** TASK STATEMENT **
Print the listing in its entirety and exactly, leaving out images.

** SOURCE EXCERPT **
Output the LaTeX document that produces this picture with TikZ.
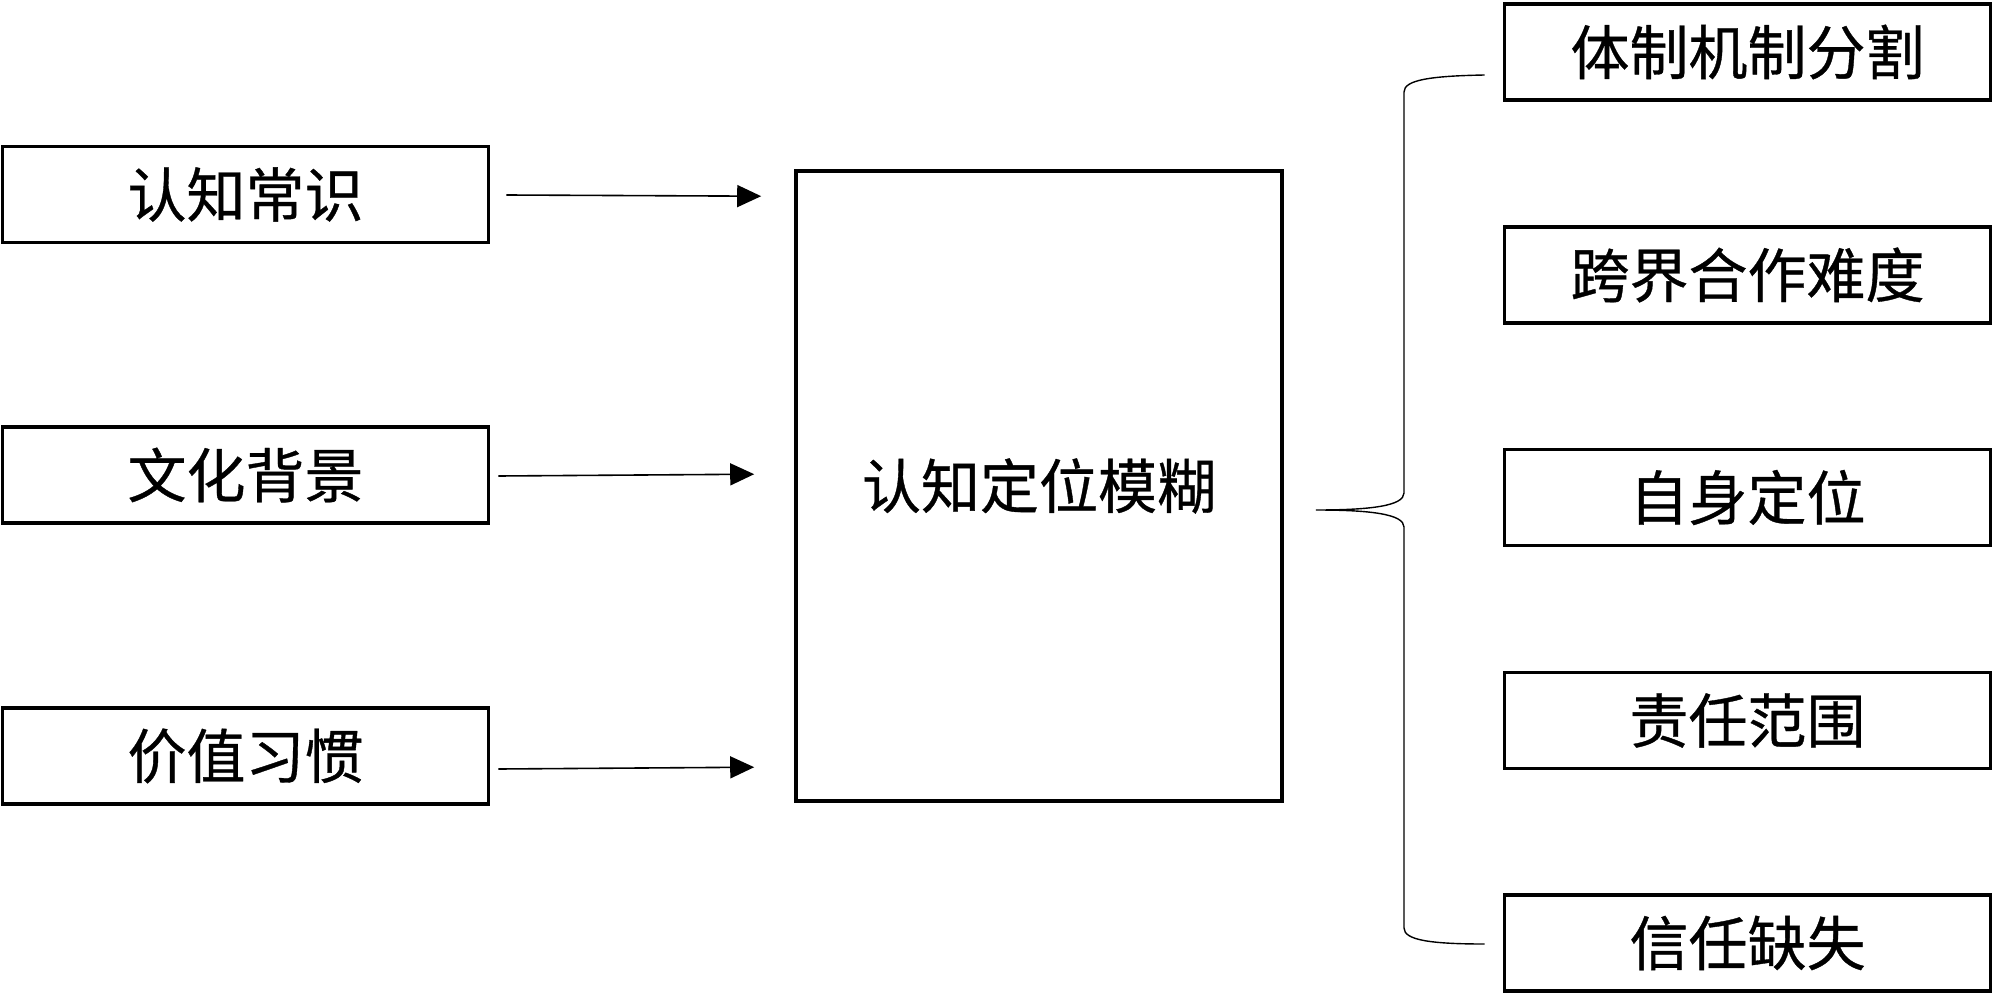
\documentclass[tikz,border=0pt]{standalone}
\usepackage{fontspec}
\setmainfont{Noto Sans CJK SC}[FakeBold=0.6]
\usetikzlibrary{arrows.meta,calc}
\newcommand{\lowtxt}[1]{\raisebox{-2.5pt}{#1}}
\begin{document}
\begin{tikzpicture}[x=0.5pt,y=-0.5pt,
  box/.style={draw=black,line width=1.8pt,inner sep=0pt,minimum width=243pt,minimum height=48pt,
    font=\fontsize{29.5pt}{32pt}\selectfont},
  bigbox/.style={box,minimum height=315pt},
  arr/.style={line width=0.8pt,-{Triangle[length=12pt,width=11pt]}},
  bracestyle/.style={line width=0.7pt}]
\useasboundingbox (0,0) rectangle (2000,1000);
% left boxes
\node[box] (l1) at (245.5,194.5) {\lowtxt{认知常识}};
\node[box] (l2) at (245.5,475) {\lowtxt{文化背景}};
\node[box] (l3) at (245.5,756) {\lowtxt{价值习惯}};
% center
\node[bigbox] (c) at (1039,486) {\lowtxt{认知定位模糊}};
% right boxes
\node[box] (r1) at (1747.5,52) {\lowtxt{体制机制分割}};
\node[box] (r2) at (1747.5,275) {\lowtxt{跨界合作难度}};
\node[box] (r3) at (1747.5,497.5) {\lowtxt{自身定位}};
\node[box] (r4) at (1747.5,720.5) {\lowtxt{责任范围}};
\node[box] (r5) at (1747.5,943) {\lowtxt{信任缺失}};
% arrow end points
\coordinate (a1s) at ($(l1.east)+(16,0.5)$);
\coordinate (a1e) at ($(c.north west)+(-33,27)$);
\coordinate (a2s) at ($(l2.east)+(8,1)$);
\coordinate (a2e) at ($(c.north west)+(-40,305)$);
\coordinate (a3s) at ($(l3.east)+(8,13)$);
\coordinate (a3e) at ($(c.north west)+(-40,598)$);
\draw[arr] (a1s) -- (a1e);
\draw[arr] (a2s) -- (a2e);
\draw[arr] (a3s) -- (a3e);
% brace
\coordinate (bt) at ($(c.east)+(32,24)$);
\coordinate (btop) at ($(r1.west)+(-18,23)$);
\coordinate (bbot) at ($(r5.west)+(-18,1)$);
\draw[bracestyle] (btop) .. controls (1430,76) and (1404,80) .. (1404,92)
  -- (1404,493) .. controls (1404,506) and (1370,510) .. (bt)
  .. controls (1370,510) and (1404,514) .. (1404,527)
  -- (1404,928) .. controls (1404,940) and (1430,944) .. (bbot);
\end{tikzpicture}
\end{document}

** THE REPLY **
Output the LaTeX document that produces this picture with TikZ.
\documentclass[tikz,border=0pt]{standalone}
\usepackage{fontspec}
\setmainfont{Noto Sans CJK SC}[FakeBold=0.6]
\usetikzlibrary{arrows.meta,calc}
\newcommand{\lowtxt}[1]{\raisebox{-2.5pt}{#1}}
\begin{document}
\begin{tikzpicture}[x=0.5pt,y=-0.5pt,
  box/.style={draw=black,line width=1.8pt,inner sep=0pt,minimum width=243pt,minimum height=48pt,
    font=\fontsize{29.5pt}{32pt}\selectfont},
  bigbox/.style={box,minimum height=315pt},
  arr/.style={line width=0.8pt,-{Triangle[length=12pt,width=11pt]}},
  bracestyle/.style={line width=0.7pt}]
\useasboundingbox (0,0) rectangle (2000,1000);
% left boxes
\node[box] (l1) at (245.5,194.5) {\lowtxt{认知常识}};
\node[box] (l2) at (245.5,475) {\lowtxt{文化背景}};
\node[box] (l3) at (245.5,756) {\lowtxt{价值习惯}};
% center
\node[bigbox] (c) at (1039,486) {\lowtxt{认知定位模糊}};
% right boxes
\node[box] (r1) at (1747.5,52) {\lowtxt{体制机制分割}};
\node[box] (r2) at (1747.5,275) {\lowtxt{跨界合作难度}};
\node[box] (r3) at (1747.5,497.5) {\lowtxt{自身定位}};
\node[box] (r4) at (1747.5,720.5) {\lowtxt{责任范围}};
\node[box] (r5) at (1747.5,943) {\lowtxt{信任缺失}};
% arrow end points
\coordinate (a1s) at ($(l1.east)+(16,0.5)$);
\coordinate (a1e) at ($(c.north west)+(-33,27)$);
\coordinate (a2s) at ($(l2.east)+(8,1)$);
\coordinate (a2e) at ($(c.north west)+(-40,305)$);
\coordinate (a3s) at ($(l3.east)+(8,13)$);
\coordinate (a3e) at ($(c.north west)+(-40,598)$);
\draw[arr] (a1s) -- (a1e);
\draw[arr] (a2s) -- (a2e);
\draw[arr] (a3s) -- (a3e);
% brace
\coordinate (bt) at ($(c.east)+(32,24)$);
\coordinate (btop) at ($(r1.west)+(-18,23)$);
\coordinate (bbot) at ($(r5.west)+(-18,1)$);
\draw[bracestyle] (btop) .. controls (1430,76) and (1404,80) .. (1404,92)
  -- (1404,493) .. controls (1404,506) and (1370,510) .. (bt)
  .. controls (1370,510) and (1404,514) .. (1404,527)
  -- (1404,928) .. controls (1404,940) and (1430,944) .. (bbot);
\end{tikzpicture}
\end{document}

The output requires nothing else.